I discovered that Temperence Lloyd, Susannah Edwards and Mary Trembles were tried, found guilty of practising witchcraft and went to the gallows on dubious confessions and evidence which was little more than malicious rumour and hearsay. Thousands of women were executed in England for ‘the crime of witchcraft’ during the sixteenth and seventeenth centuries and yet by 1682, the date of the Bideford Witches’ executions, the witchcraft hysteria was well on the wane and other women similarly accused were pardoned. Ben Bradshaw, MP for Exeter, has called it ‘a stain on our history’ and a campaign for a posthumous pardon for these three women was started in 2014.

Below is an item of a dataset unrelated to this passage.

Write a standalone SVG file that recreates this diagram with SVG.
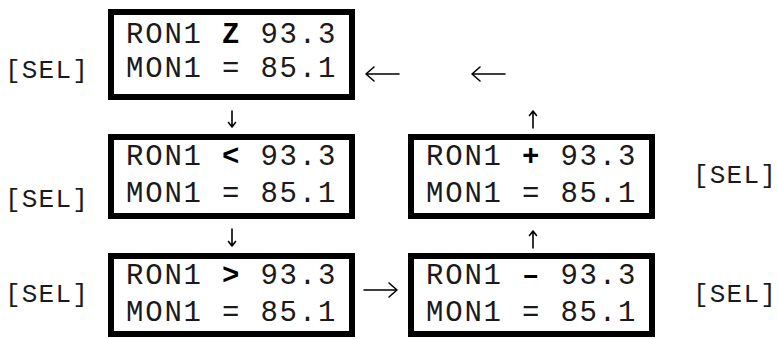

It is likely these three – one, by some accounts, a senile old woman – were simply victims of religious hatred or intolerance or ignorance but perhaps there were other things in the Bideford of that time which caused them to be so unfortunately singled out. Women accusers revelling in the temporary influence and prominence their testimonies gave them in a society in which they had neither? Old scores being settled? Jealousy? Financial gain? To teach them a lesson? Perhaps their accusers expected them to be pardoned after all and never meant for them to be hanged? It is likely that we will never know the answer but that’s where imagination can take over and fill in the gaps.

I enjoy delving into the past to find inspiration for my writing and this experience has reminded me what nuggets of our past can be missed by leading an eye-level life in everyday routines. So I have made a promise to myself to break the habit.

Inspiration is all around us, if we only bother to take the time to look up and see it.